Janique Thöle: La risoluzione sottolinea le norme del diritto internazionale umanitario (DIU) che proteggono il personale umanitario e delle Nazioni Unite, nonché i loro locali e le loro proprietà. Riaffermando la protezione di cui godono in quanto civili, la risoluzione condanna fermamente tutti gli attacchi e le forme di violenza contro di loro. Senza creare nuovi obblighi, la risoluzione richiede alle parti in conflitto di rispettare i loro obblighi di diritto internazionale umanitario. Le parti devono rispettare il DIU in ogni circostanza e in ogni momento, anche in assenza di reciprocità. Chi viola il DIU si espone a misure di responsabilità, sia a livello nazionale che internazionale.

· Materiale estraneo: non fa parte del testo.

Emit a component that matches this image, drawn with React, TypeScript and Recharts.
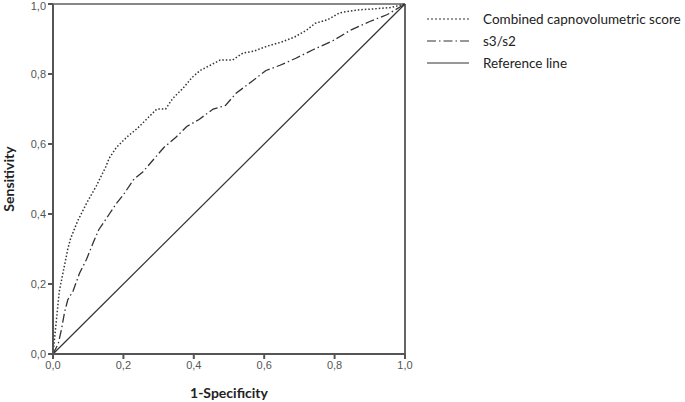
import React from 'react'
import { LineChart, Line, XAxis, YAxis, ReferenceLine } from 'recharts'

const combinedFpr = [0, 0.004, 0.009, 0.018, 0.028, 0.042, 0.05, 0.07, 0.095, 0.123, 0.15, 0.16, 0.18, 0.21, 0.24, 0.265, 0.295, 0.32, 0.34, 0.37, 0.395, 0.418, 0.447, 0.475, 0.51, 0.54, 0.57, 0.61, 0.645, 0.685, 0.72, 0.745, 0.78, 0.815, 0.865, 0.91, 0.96, 1]
const combinedTpr = [0, 0.04, 0.09, 0.18, 0.23, 0.3, 0.33, 0.38, 0.43, 0.48, 0.535, 0.56, 0.59, 0.62, 0.645, 0.67, 0.7, 0.7, 0.73, 0.76, 0.79, 0.81, 0.825, 0.84, 0.84, 0.86, 0.865, 0.88, 0.89, 0.905, 0.925, 0.945, 0.955, 0.975, 0.983, 0.986, 0.99, 1]

const ratioFpr = [0, 0.015, 0.024, 0.033, 0.042, 0.057, 0.075, 0.095, 0.115, 0.13, 0.16, 0.18, 0.2, 0.23, 0.255, 0.285, 0.315, 0.35, 0.38, 0.415, 0.455, 0.49, 0.52, 0.56, 0.605, 0.645, 0.69, 0.74, 0.795, 0.845, 0.9, 0.95, 1]
const ratioTpr = [0, 0.03, 0.07, 0.12, 0.155, 0.18, 0.23, 0.27, 0.32, 0.355, 0.4, 0.43, 0.455, 0.5, 0.52, 0.555, 0.59, 0.62, 0.65, 0.67, 0.7, 0.71, 0.745, 0.775, 0.81, 0.825, 0.845, 0.87, 0.895, 0.925, 0.95, 0.97, 1]

const refFpr = [0, 1]
const refTpr = [0, 1]

const ticks = [0, 0.2, 0.4, 0.6, 0.8, 1]

const toPoints = (xs: number[], ys: number[]) => xs.map((x, i) => ({ x, y: ys[i] }))

const legendItems = [
  { label: 'Combined capnovolumetric score', dash: '2 2' },
  { label: 's3/s2', dash: '9 3 1.5 3' },
  { label: 'Reference line', dash: undefined },
]

const fmt = (v: number) => v.toFixed(1).replace('.', ',')
const labelFont = "Lato, 'Open Sans', sans-serif"

function LegendBox() {
  return (
    <svg width={263} height={80} style={{ position: 'absolute', left: 422, top: 8 }}>
      {legendItems.map((it, i) => (
        <g key={it.label} transform={`translate(0, ${i * 22 + 11})`}>
          <line x1={5} x2={47} y1={0} y2={0} stroke="#333" strokeWidth={1.2} strokeDasharray={it.dash} />
          <text x={61} y={5} fontSize={13.5} fill="#222" fontFamily={labelFont}>{it.label}</text>
        </g>
      ))}
    </svg>
  )
}

export default function App() {
  return (
    <div style={{ position: 'absolute', left: 0, top: 0, width: 685, height: 402, background: '#fff' }}>
      <LineChart width={685} height={402} margin={{ top: 4, right: 280, left: 0, bottom: 0 }}>
        <XAxis
          type="number"
          dataKey="x"
          domain={[0, 1]}
          ticks={ticks}
          tickFormatter={fmt}
          height={48}
          stroke="#555"
          strokeWidth={2}
          tickSize={5}
          tick={{ fontSize: 11, fill: '#555', fontFamily: 'Liberation Sans, Arial' }}
          label={({ viewBox }: any) => (
            <text x={viewBox.x + viewBox.width / 2} y={398} textAnchor="middle" fontSize={14} fontWeight={700} fill="#222" fontFamily={labelFont}>
              1-Specificity
            </text>
          )}
        />
        <YAxis
          type="number"
          dataKey="y"
          domain={[0, 1]}
          ticks={ticks}
          tickFormatter={fmt}
          width={53}
          stroke="#555"
          strokeWidth={2}
          tickSize={5}
          tick={{ fontSize: 11, fill: '#555', fontFamily: 'Liberation Sans, Arial' }}
          label={({ viewBox }: any) => {
            const cy = viewBox.y + viewBox.height / 2
            return (
              <text x={14} y={cy} transform={`rotate(-90, 14, ${cy})`} textAnchor="middle" fontSize={14} fontWeight={700} fill="#222" fontFamily={labelFont}>
                Sensitivity
              </text>
            )
          }}
        />
        <ReferenceLine y={1} stroke="#888" strokeWidth={2} />
        <ReferenceLine x={1} stroke="#666" strokeWidth={2} />
        <Line data={toPoints(refFpr, refTpr)} dataKey="y" type="linear" stroke="#333" strokeWidth={1.2} dot={false} isAnimationActive={false} />
        <Line data={toPoints(ratioFpr, ratioTpr)} dataKey="y" type="linear" stroke="#333" strokeWidth={1.3} strokeDasharray="9 3 1.5 3" dot={false} isAnimationActive={false} />
        <Line data={toPoints(combinedFpr, combinedTpr)} dataKey="y" type="linear" stroke="#333" strokeWidth={1.5} strokeDasharray="1.5 2" dot={false} isAnimationActive={false} />
      </LineChart>
      <LegendBox />
    </div>
  )
}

Quest'anno ricorre il 75° anniversario delle Convenzioni di Ginevra, pietre miliari del DIU e riflesso della nostra comune umanità. Ratificate universalmente, sono più attuali che mai. La loro applicazione è essenziale per salvare vite umane.
Che ruolo ha avuto la tradizione umanitaria della Svizzera in questa risoluzione?
Vincent Conus: La lunga tradizione umanitaria della Svizzera e il suo impegno per il diritto internazionale sono riconosciuti dal Consiglio di Sicurezza. Il fatto che la Svizzera fosse alla guida di questa iniziativa è stato quindi visto come una cosa naturale e gradita. Poiché quest'anno celebriamo il 75° anniversario delle Convenzioni di Ginevra e il 25° anniversario del riconoscimento da parte del Consiglio di Sicurezza della protezione dei civili come parte della sua agenda, è fondamentale riaffermare l'impegno del Consiglio nei confronti del diritto internazionale umanitario, in particolare nel contesto delle molteplici crisi che il mondo deve affrontare. Una situazione senza precedenti dalla creazione delle Nazioni Unite.